> EXERCISE DESCRIPTION:
Pictures stay out of this copy, which runs from the first line of the material through the line containing "(lT3) at (228,163)".

━━━━━ DATASET ENTRIES

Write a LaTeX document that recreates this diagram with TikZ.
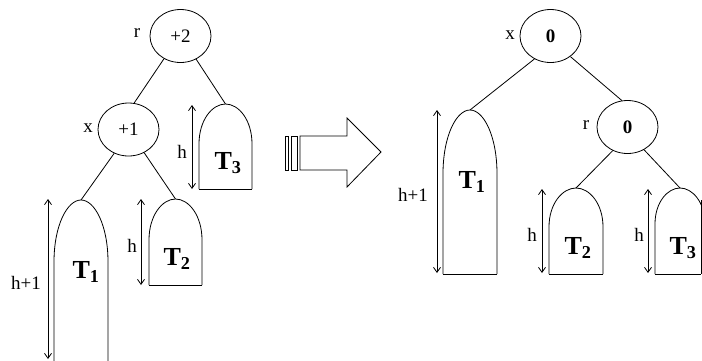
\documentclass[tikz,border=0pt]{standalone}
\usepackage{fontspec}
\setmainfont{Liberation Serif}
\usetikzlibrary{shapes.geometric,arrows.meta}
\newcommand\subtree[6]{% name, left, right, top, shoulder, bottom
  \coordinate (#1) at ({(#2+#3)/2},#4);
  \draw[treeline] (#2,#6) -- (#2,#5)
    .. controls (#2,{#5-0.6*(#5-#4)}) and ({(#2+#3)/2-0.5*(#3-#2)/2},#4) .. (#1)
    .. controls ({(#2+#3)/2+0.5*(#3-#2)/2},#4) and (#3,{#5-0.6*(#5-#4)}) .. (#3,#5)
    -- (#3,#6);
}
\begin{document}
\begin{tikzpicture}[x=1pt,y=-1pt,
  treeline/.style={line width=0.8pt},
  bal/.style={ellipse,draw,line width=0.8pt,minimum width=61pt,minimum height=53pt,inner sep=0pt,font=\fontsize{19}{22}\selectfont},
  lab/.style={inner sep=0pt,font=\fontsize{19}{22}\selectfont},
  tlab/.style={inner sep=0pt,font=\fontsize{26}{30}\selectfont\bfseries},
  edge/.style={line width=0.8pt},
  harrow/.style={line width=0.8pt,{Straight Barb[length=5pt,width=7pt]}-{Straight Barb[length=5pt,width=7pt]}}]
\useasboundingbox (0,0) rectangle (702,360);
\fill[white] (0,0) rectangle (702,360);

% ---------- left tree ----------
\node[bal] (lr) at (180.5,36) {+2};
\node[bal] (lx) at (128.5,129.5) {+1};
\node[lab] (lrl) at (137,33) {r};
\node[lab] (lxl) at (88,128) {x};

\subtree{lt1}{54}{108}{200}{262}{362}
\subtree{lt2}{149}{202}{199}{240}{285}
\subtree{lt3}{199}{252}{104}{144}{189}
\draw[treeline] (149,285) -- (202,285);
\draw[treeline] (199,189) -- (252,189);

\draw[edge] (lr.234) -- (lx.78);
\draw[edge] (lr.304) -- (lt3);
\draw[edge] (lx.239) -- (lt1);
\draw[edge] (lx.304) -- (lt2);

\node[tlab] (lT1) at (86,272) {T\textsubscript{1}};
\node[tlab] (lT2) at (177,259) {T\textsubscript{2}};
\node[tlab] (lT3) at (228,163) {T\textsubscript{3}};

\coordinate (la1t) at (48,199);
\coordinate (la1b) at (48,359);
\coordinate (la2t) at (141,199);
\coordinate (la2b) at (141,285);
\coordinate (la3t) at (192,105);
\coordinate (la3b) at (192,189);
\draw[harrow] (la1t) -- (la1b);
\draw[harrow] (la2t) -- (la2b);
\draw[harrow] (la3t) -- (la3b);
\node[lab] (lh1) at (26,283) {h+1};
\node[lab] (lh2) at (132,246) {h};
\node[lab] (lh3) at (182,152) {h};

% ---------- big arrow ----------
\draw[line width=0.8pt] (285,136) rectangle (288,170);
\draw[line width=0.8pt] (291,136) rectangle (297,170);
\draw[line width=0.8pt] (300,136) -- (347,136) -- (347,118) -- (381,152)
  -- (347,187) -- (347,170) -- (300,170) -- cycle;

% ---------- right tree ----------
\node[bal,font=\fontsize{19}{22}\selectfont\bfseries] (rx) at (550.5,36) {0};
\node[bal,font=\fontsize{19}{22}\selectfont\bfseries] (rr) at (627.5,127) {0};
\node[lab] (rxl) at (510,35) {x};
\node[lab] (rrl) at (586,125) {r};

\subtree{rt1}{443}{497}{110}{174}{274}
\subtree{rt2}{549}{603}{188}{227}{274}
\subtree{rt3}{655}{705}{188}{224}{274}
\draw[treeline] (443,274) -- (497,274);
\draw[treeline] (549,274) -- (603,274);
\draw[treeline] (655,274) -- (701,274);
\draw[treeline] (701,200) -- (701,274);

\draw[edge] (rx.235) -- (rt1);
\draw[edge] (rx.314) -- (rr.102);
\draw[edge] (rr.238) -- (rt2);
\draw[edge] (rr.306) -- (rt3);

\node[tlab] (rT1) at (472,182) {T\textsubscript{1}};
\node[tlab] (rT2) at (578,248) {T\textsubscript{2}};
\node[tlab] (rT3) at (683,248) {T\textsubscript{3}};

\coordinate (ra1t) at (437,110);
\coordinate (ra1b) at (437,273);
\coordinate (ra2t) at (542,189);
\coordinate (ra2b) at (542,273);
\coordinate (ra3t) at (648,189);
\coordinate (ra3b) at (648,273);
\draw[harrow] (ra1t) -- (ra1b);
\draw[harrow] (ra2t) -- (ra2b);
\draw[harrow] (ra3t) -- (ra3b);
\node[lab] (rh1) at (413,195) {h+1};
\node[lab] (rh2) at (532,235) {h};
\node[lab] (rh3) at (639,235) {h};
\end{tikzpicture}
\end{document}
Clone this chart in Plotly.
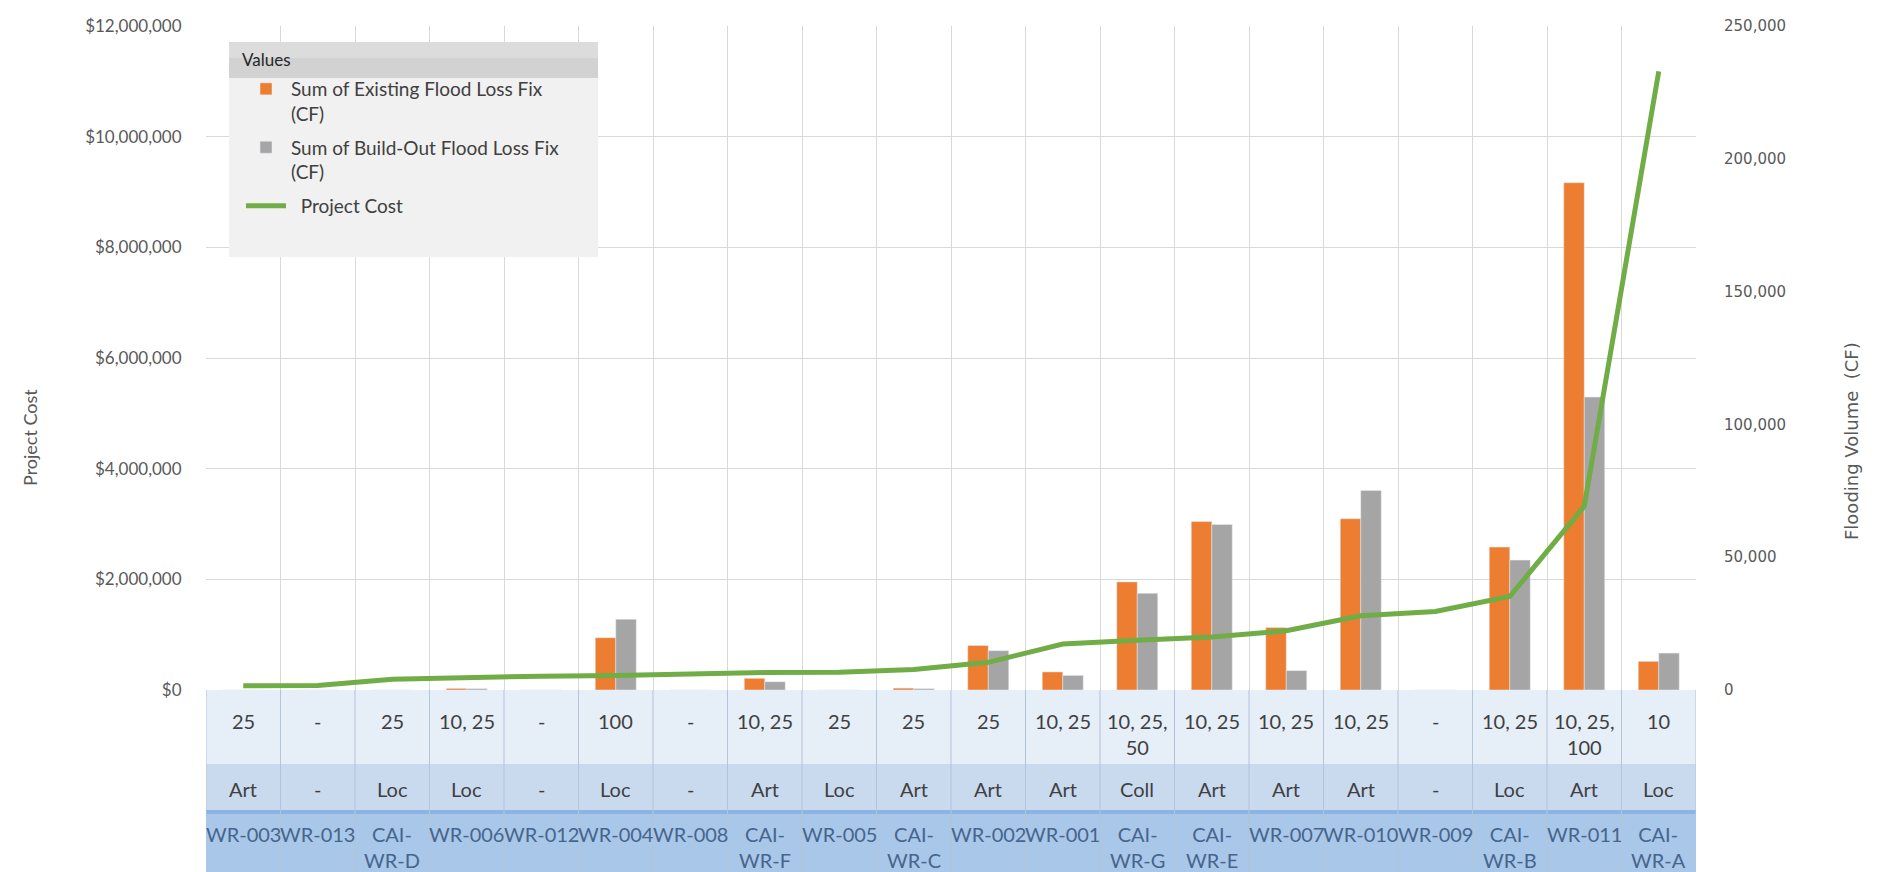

━━━━━━━━━━

> SOLUTION:
Write a LaTeX document that recreates this diagram with TikZ.
\documentclass[tikz,border=0pt]{standalone}
\usepackage{fontspec}
\setmainfont{Liberation Serif}
\usetikzlibrary{shapes.geometric,arrows.meta}
\newcommand\subtree[6]{% name, left, right, top, shoulder, bottom
  \coordinate (#1) at ({(#2+#3)/2},#4);
  \draw[treeline] (#2,#6) -- (#2,#5)
    .. controls (#2,{#5-0.6*(#5-#4)}) and ({(#2+#3)/2-0.5*(#3-#2)/2},#4) .. (#1)
    .. controls ({(#2+#3)/2+0.5*(#3-#2)/2},#4) and (#3,{#5-0.6*(#5-#4)}) .. (#3,#5)
    -- (#3,#6);
}
\begin{document}
\begin{tikzpicture}[x=1pt,y=-1pt,
  treeline/.style={line width=0.8pt},
  bal/.style={ellipse,draw,line width=0.8pt,minimum width=61pt,minimum height=53pt,inner sep=0pt,font=\fontsize{19}{22}\selectfont},
  lab/.style={inner sep=0pt,font=\fontsize{19}{22}\selectfont},
  tlab/.style={inner sep=0pt,font=\fontsize{26}{30}\selectfont\bfseries},
  edge/.style={line width=0.8pt},
  harrow/.style={line width=0.8pt,{Straight Barb[length=5pt,width=7pt]}-{Straight Barb[length=5pt,width=7pt]}}]
\useasboundingbox (0,0) rectangle (702,360);
\fill[white] (0,0) rectangle (702,360);

% ---------- left tree ----------
\node[bal] (lr) at (180.5,36) {+2};
\node[bal] (lx) at (128.5,129.5) {+1};
\node[lab] (lrl) at (137,33) {r};
\node[lab] (lxl) at (88,128) {x};

\subtree{lt1}{54}{108}{200}{262}{362}
\subtree{lt2}{149}{202}{199}{240}{285}
\subtree{lt3}{199}{252}{104}{144}{189}
\draw[treeline] (149,285) -- (202,285);
\draw[treeline] (199,189) -- (252,189);

\draw[edge] (lr.234) -- (lx.78);
\draw[edge] (lr.304) -- (lt3);
\draw[edge] (lx.239) -- (lt1);
\draw[edge] (lx.304) -- (lt2);

\node[tlab] (lT1) at (86,272) {T\textsubscript{1}};
\node[tlab] (lT2) at (177,259) {T\textsubscript{2}};
\node[tlab] (lT3) at (228,163) {T\textsubscript{3}};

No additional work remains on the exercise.